What’s it like for the Bundeswar, to be pulling out of Afghanistan after one of the most ambitious deployments of German military personnel since the end of World War II? For Germany’s Financial Times Deutschland, correspondent Joachim Zepelin reports on the mixed emotions of German troops, clear in the knowledge that the war will go on without them, and fearful that the gains they have won will be lost the moment they leave.
For the Financial Times Deutschland, Joachim Zepelin starts his account of the dismantling of one of Germany’s biggest outposts this way:
The withdrawal from Afghanistan has begun: the Bundeswehr is pulling out of the first of their larger bases. What remains is a feeling of not having completed the mission – and fear of a new war.

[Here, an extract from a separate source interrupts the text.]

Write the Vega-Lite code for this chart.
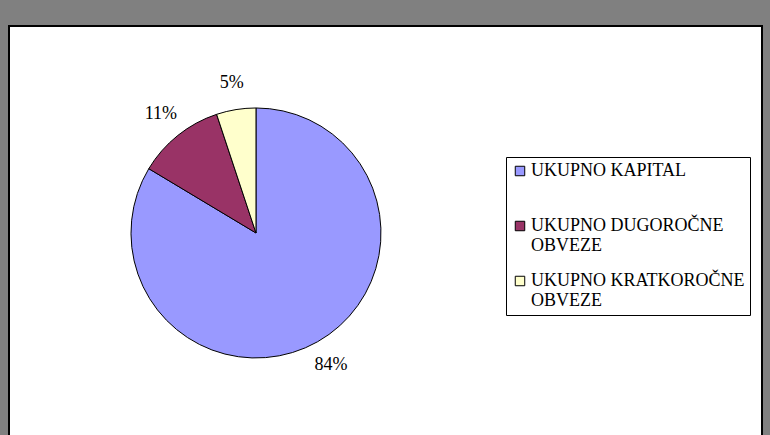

In the middle of the cargo hold, the luggage is piling up. Backpacks, boxes and two large dog kennels. Sixteen Passengers with body armor are pressed into the upholstered seats of the Bundeswehr helicopter, in which they sweat more than they would in the heat outside. A soldier looks into the colorful box in his hands, making sure the three turtles he wants to take home are still moving. Another lures two dogs through the narrow space into the kennels and locks them in. A pastor is on board – his mission, too, has ended. They’re homeward bound. To Germany. The pilot switches on the engine.
Another squad of German troops is also set to leave the Bundeswehr base in Faizabad this September day. Eight years ago, the Germans built this base in the far north of Afghanistan for up to 500 troops. Now it is the first major base to be vacated. On Tuesday, they handed the camp over to Afghan police. It’s the beginning of the end of one of the Bundeswehr’s most controversial deployments ever. The withdrawal from Afghanistan has begun.
In December 2001, the federal government sent the first troops to the Hindu Kush to fight the radical Islamic Taliban. With 52 deaths so far, it has been the bloodiest deployment of German troops since the end of World War II. But it is over. Due to public pressure, politicians have decided that by 2014 the Bundeswehr will be out of Afghanistan – even if the mission hasn’t been completed and the country still isn’t stabilized.
The pull-out is the greatest logistical operation in its history: over the next two years, 8,650 containers will have to be shipped back to Germany, 250 filled with ammunition. Add to that 1,900 vehicles, 1,200 of which are armored. Thousands of computers, printers, phones, dishes, tents, cots and generators are being counted, packaged and shipped. There has never been anything on this scale.